Stated goal => Would you print the records below from the first line through the line containing "const cellStart = i => i/categories.length;", skipping the pictures?

Data entries:
+ + + +
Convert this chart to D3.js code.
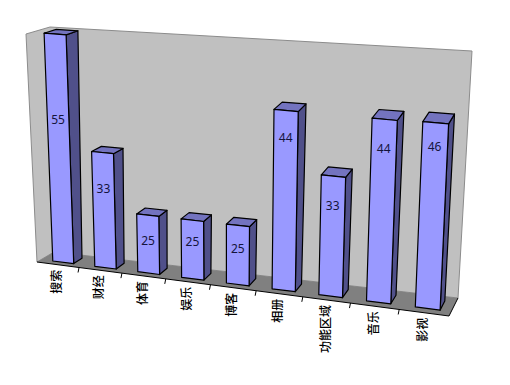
<!DOCTYPE html>
<html><head><meta charset="utf-8">
<script src="https://cdn.jsdelivr.net/npm/d3@7/dist/d3.min.js"></script>
<style>html,body{margin:0;padding:0;background:#fff}svg{display:block}</style>
</head><body><svg id="c" width="510" height="385"></svg>
<script>
// Data
const categories = ["搜索","财经","体育","娱乐","博客","相册","功能区域","音乐","影视"];
const values = [55,33,25,25,25,44,33,44,46];
// The picture's bars are not proportional to their labels: read value -> share of wall height
const valueStops = [25,33,44,46,55];
const heightStops = [0.25,0.5,0.755,0.76,1];
// Height (share of wall) at which each printed value sits
const labelHeights = [0.625,0.345,0.14,0.16,0.15,0.64,0.375,0.635,0.66];

// Box corners of the 3D plot, [front/back] x [floor/top]
const corners = {
  floorFL:[37,262], floorBL:[54,252], floorBR:[458,298], floorFR:[449,316],
  topFL:[26,34], topBL:[50,27], topBR:[472,51], topFR:[460,71]
};
const K = 1.1; // perspective foreshortening along the category axis
const lerp = (a,b,t)=>[a[0]+(b[0]-a[0])*t, a[1]+(b[1]-a[1])*t];
const warp = u => u/(u+K*(1-u));
function project(u,v,d){
  const w = warp(u), c = corners;
  const floor = lerp(lerp(c.floorFL,c.floorFR,w), lerp(c.floorBL,c.floorBR,w), d);
  const top = lerp(lerp(c.topFL,c.topFR,w), lerp(c.topBL,c.topBR,w), d);
  return lerp(floor,top,v);
}
const x = d3.scaleBand().domain(categories).range([0.003,1.003]).paddingInner(0.5).paddingOuter(0.25);
const y = d3.scaleLinear().domain(valueStops).range(heightStops);
const depth = d3.scaleLinear().domain([0,1]).range([0.25,0.76]);
const step = x.step();
const cellStart = i => i/categories.length;

const svg = d3.select("#c");
const line = pts => "M"+pts.map(p=>p[0].toFixed(1)+","+p[1].toFixed(1)).join("L")+"Z";
const c = corners;
// walls
svg.append("path").attr("d",line([c.topFL,c.topBL,c.topBR,c.floorBR,c.floorBL,c.floorFL]))
  .attr("fill","#c0c0c0").attr("stroke","#8c8c8c");
// floor
svg.append("path").attr("d",line([c.floorFL,c.floorBL,c.floorBR,c.floorFR])).attr("fill","#808080");
svg.append("path").attr("d",`M${c.floorFL}L${c.floorFR}L${c.floorBR}`).attr("fill","none").attr("stroke","#000");
// ticks
d3.range(1,categories.length).forEach(i=>{
  const p=project(cellStart(i),0,0);
  svg.append("line").attr("x1",p[0]).attr("y1",p[1]).attr("x2",p[0]-1).attr("y2",p[1]+5).attr("stroke","#000");
});
// bars
const bars = svg.append("g").attr("stroke","#000").attr("stroke-width",1.2).attr("stroke-linejoin","round");
categories.forEach((cat,i)=>{
  const u0=x(cat), u1=u0+x.bandwidth(), v=y(values[i]), d0=depth(0), d1=depth(1);
  const P=(u,h,d)=>project(u,h,d);
  bars.append("path").attr("d",line([P(u1,0,d0),P(u1,v,d0),P(u1,v,d1),P(u1,0,d1)])).attr("fill","#50508a");
  bars.append("path").attr("d",line([P(u0,v,d0),P(u1,v,d0),P(u1,v,d1),P(u0,v,d1)])).attr("fill","#7373bf");
  bars.append("path").attr("d",line([P(u0,0,d0),P(u1,0,d0),P(u1,v,d0),P(u0,v,d0)])).attr("fill","#9999ff");
});
// value labels
categories.forEach((cat,i)=>{
  const p=project(x(cat)+x.bandwidth()/2,labelHeights[i],depth(0));
  svg.append("text").attr("x",p[0]).attr("y",p[1]).attr("dy","0.36em").attr("text-anchor","middle")
    .attr("font-family","'Noto Sans',sans-serif").attr("font-size",12).attr("fill","#14143c").text(values[i]);
});
// category labels
categories.forEach((cat,i)=>{
  const p=project(cellStart(i)+step/2,0,0);
  svg.append("text").attr("transform",`translate(${p[0]+3},${p[1]+5}) rotate(-90)`).attr("text-anchor","end")
    .attr("font-family","'Noto Sans CJK SC',sans-serif").attr("font-weight",500).attr("font-size",12).attr("fill","#000").text(cat);
});
</script></body></html>
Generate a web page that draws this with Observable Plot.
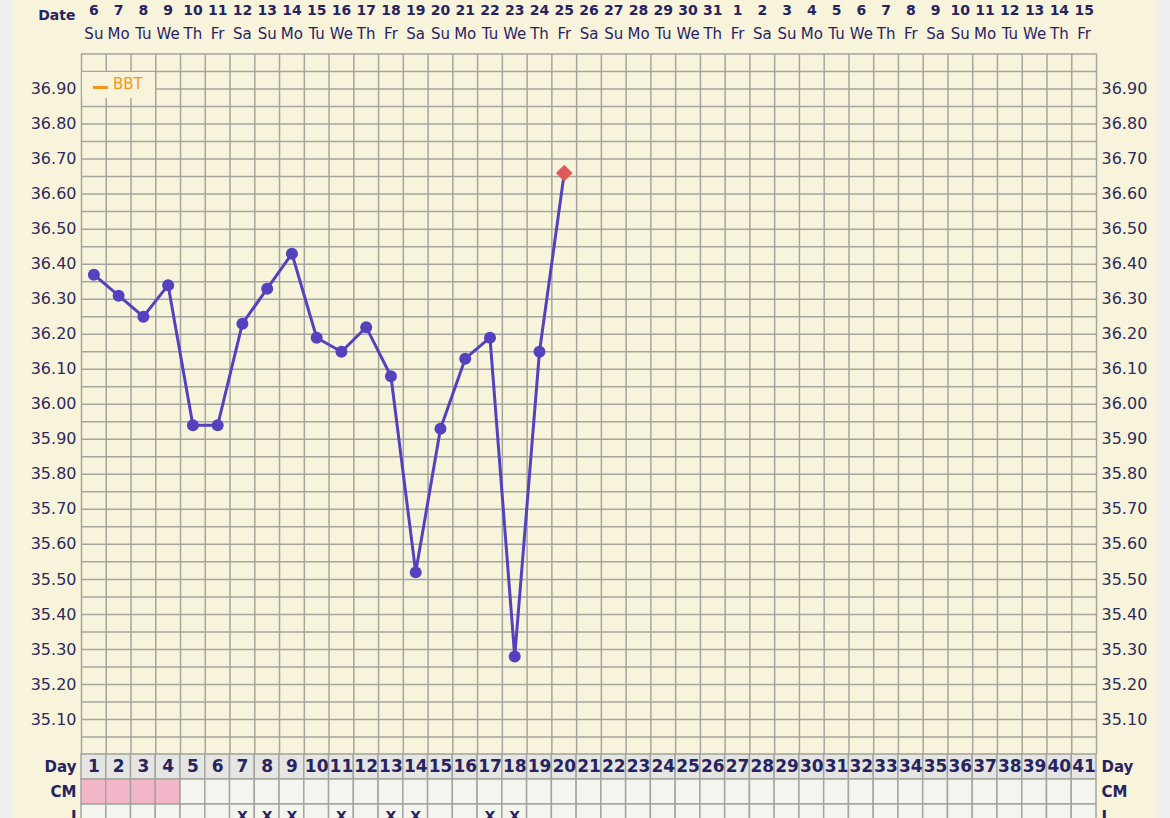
<!DOCTYPE html>
<html>
<head>
<meta charset="utf-8">
<script src="https://cdn.jsdelivr.net/npm/d3@7"></script>
<script src="https://cdn.jsdelivr.net/npm/@observablehq/plot@0.6"></script>
<style>
  html, body { margin: 0; padding: 0; background: #efefef; overflow: hidden; }
  #wrap { position: relative; width: 1170px; height: 818px; font-family: "DejaVu Sans", sans-serif; }
  #paper { position: absolute; left: 13px; top: 0; width: 1144px; height: 818px; background: #f8f4dc; }
  .layer { position: absolute; left: 0; }
  .layer svg { display: block; overflow: visible; }
  #legend { position: absolute; left: 82px; top: 72px; width: 73px; height: 26px; background: #f8f4dc; }
  #legend .dash { position: absolute; left: 11px; top: 14px; width: 15px; height: 3px; background: #f7941d; }
  #legend .lbl { position: absolute; left: 31px; top: 3px; font-size: 15px; color: #f7941d; font-family: "DejaVu Sans", sans-serif; }
</style>
</head>
<body>
<div id="wrap">
  <div id="paper"></div>
  <div class="layer" id="header" style="top:0"></div>
  <div class="layer" id="main" style="top:0"></div>
  <div class="layer" id="table" style="top:754px"></div>
  <div id="legend"><div class="dash"></div><div class="lbl">BBT</div></div>
</div>
<script>
// ---- data ----
const cycleDays = d3.range(1, 42);
const dateLabels = [6,7,8,9,10,11,12,13,14,15,16,17,18,19,20,21,22,23,24,25,26,27,28,29,30,31,
                    1,2,3,4,5,6,7,8,9,10,11,12,13,14,15];
const weekdayLabels = ["Su","Mo","Tu","We","Th","Fr","Sa","Su","Mo","Tu","We","Th","Fr","Sa",
                       "Su","Mo","Tu","We","Th","Fr","Sa","Su","Mo","Tu","We","Th","Fr","Sa",
                       "Su","Mo","Tu","We","Th","Fr","Sa","Su","Mo","Tu","We","Th","Fr"];
const bbtDays = [1,2,3,4,5,6,7,8,9,10,11,12,13,14,15,16,17,18,19,20];
const bbtTemps = [36.37,36.31,36.25,36.34,35.94,35.94,36.23,36.33,36.43,36.19,36.15,36.22,36.08,
                  35.52,35.93,36.13,36.19,35.28,36.15,36.66];
const yTickLabels = [35.1,35.2,35.3,35.4,35.5,35.6,35.7,35.8,35.9,36.0,36.1,36.2,36.3,36.4,36.5,36.6,36.7,36.8,36.9];
const cmDays = [1,2,3,4];
const intercourseDays = [7,8,9,11,13,14,17,18];
const tableRows = ["Day","CM","I"];

// ---- style ----
const navy = "#27235f";
const tickColor = "#2e2b5a";
const gridColor = "#a5a5a0";
const lineColor = "#5441bd";
const diamondColor = "#e05a5a";
const W = 1170, ML = 81, MR = 74;

const bbt = bbtDays.map((d, i) => ({day: d, temp: bbtTemps[i]}));
const yGrid = d3.range(0, 41).map(i => +(35 + i * 0.05).toFixed(2));
const xGrid = d3.range(0, 42).map(i => i + 0.5);

// ---- header (dates / weekdays) ----
const header = Plot.plot({
  width: W, height: 50,
  marginLeft: ML, marginRight: MR, marginTop: 0, marginBottom: 0,
  x: {domain: [0.5, 41.5], axis: null},
  y: {type: "point", domain: ["date", "wd"], range: [10, 34], padding: 0},
  style: {background: "transparent", fontFamily: "DejaVu Sans", overflow: "visible"},
  marks: [
    Plot.text(cycleDays, {x: d => d, y: () => "date", text: (d, i) => String(dateLabels[i]),
      fontWeight: "bold", fontSize: 14, fill: navy}),
    Plot.text(cycleDays, {x: d => d, y: () => "wd", text: (d, i) => weekdayLabels[i],
      fontSize: 15, fill: navy}),
    Plot.axisY(["date"], {anchor: "left", tickSize: 0, tickPadding: 6, tickFormat: () => "Date",
      label: null, fontWeight: "bold", fontSize: 14, color: navy, dy: 5})
  ]
});
document.getElementById("header").append(header);

// ---- main temperature chart ----
const main = Plot.plot({
  width: W, height: 760,
  marginLeft: ML, marginRight: MR, marginTop: 53.5, marginBottom: 6,
  x: {domain: [0.5, 41.5], axis: null},
  y: {domain: [35, 37]},
  style: {background: "transparent", fontFamily: "DejaVu Sans", fontSize: "16px", overflow: "visible"},
  marks: [
    Plot.ruleY(yGrid, {stroke: gridColor, strokeWidth: 1.5}),
    Plot.ruleX(xGrid, {stroke: gridColor, strokeWidth: 1.5}),
    Plot.axisY(yTickLabels, {anchor: "left", tickSize: 0, tickPadding: 5, tickFormat: d => d.toFixed(2),
      label: null, fontSize: 16, color: tickColor}),
    Plot.axisY(yTickLabels, {anchor: "right", tickSize: 0, tickPadding: 5, tickFormat: d => d.toFixed(2),
      label: null, fontSize: 16, color: tickColor}),
    Plot.line(bbt, {x: "day", y: "temp", stroke: lineColor, strokeWidth: 3}),
    Plot.dot(bbt.slice(0, -1), {x: "day", y: "temp", r: 6, fill: lineColor}),
    Plot.dot(bbt.slice(-1), {x: "day", y: "temp", r: 7.5, symbol: "diamond2", fill: diamondColor})
  ]
});
document.getElementById("main").append(main);

// ---- bottom table (Day / CM / I) ----
const cells = [];
for (const row of tableRows) {
  for (const d of cycleDays) {
    let fill = "#f5f5ef";
    if (row === "Day") fill = "#e5e5e3";
    if (row === "CM" && cmDays.includes(d)) fill = "#f4b6c9";
    cells.push({day: d, row, fill});
  }
}
const table = Plot.plot({
  width: W, height: 76,
  marginLeft: ML, marginRight: MR, marginTop: 0, marginBottom: 1,
  x: {type: "band", domain: cycleDays, padding: 0, round: false, axis: null},
  y: {type: "band", domain: tableRows, range: [0, 75], padding: 0, round: false},
  color: {type: "identity"},
  style: {background: "transparent", fontFamily: "DejaVu Sans", overflow: "visible"},
  marks: [
    Plot.cell(cells, {x: "day", y: "row", fill: "fill", stroke: gridColor, strokeWidth: 1.5, inset: 0}),
    Plot.text(cycleDays, {x: d => d, y: () => "Day", text: d => String(d), fontWeight: "bold", fontSize: 17, fill: navy}),
    Plot.text(intercourseDays, {x: d => d, y: () => "I", text: () => "X", fontWeight: "bold", fontSize: 14, fill: navy}),
    Plot.axisY({anchor: "left", tickSize: 0, tickPadding: 5, label: null, fontWeight: "bold", fontSize: 15, color: navy}),
    Plot.axisY({anchor: "right", tickSize: 0, tickPadding: 5, label: null, fontWeight: "bold", fontSize: 15, color: navy})
  ]
});
document.getElementById("table").append(table);
</script>
</body>
</html>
+ + + +
Written response =>
Convert this chart to D3.js code.
<!DOCTYPE html>
<html><head><meta charset="utf-8">
<script src="https://cdn.jsdelivr.net/npm/d3@7/dist/d3.min.js"></script>
<style>html,body{margin:0;padding:0;background:#fff}svg{display:block}</style>
</head><body><svg id="c" width="510" height="385"></svg>
<script>
// Data
const categories = ["搜索","财经","体育","娱乐","博客","相册","功能区域","音乐","影视"];
const values = [55,33,25,25,25,44,33,44,46];
// The picture's bars are not proportional to their labels: read value -> share of wall height
const valueStops = [25,33,44,46,55];
const heightStops = [0.25,0.5,0.755,0.76,1];
// Height (share of wall) at which each printed value sits
const labelHeights = [0.625,0.345,0.14,0.16,0.15,0.64,0.375,0.635,0.66];

// Box corners of the 3D plot, [front/back] x [floor/top]
const corners = {
  floorFL:[37,262], floorBL:[54,252], floorBR:[458,298], floorFR:[449,316],
  topFL:[26,34], topBL:[50,27], topBR:[472,51], topFR:[460,71]
};
const K = 1.1; // perspective foreshortening along the category axis
const lerp = (a,b,t)=>[a[0]+(b[0]-a[0])*t, a[1]+(b[1]-a[1])*t];
const warp = u => u/(u+K*(1-u));
function project(u,v,d){
  const w = warp(u), c = corners;
  const floor = lerp(lerp(c.floorFL,c.floorFR,w), lerp(c.floorBL,c.floorBR,w), d);
  const top = lerp(lerp(c.topFL,c.topFR,w), lerp(c.topBL,c.topBR,w), d);
  return lerp(floor,top,v);
}
const x = d3.scaleBand().domain(categories).range([0.003,1.003]).paddingInner(0.5).paddingOuter(0.25);
const y = d3.scaleLinear().domain(valueStops).range(heightStops);
const depth = d3.scaleLinear().domain([0,1]).range([0.25,0.76]);
const step = x.step();
const cellStart = i => i/categories.length;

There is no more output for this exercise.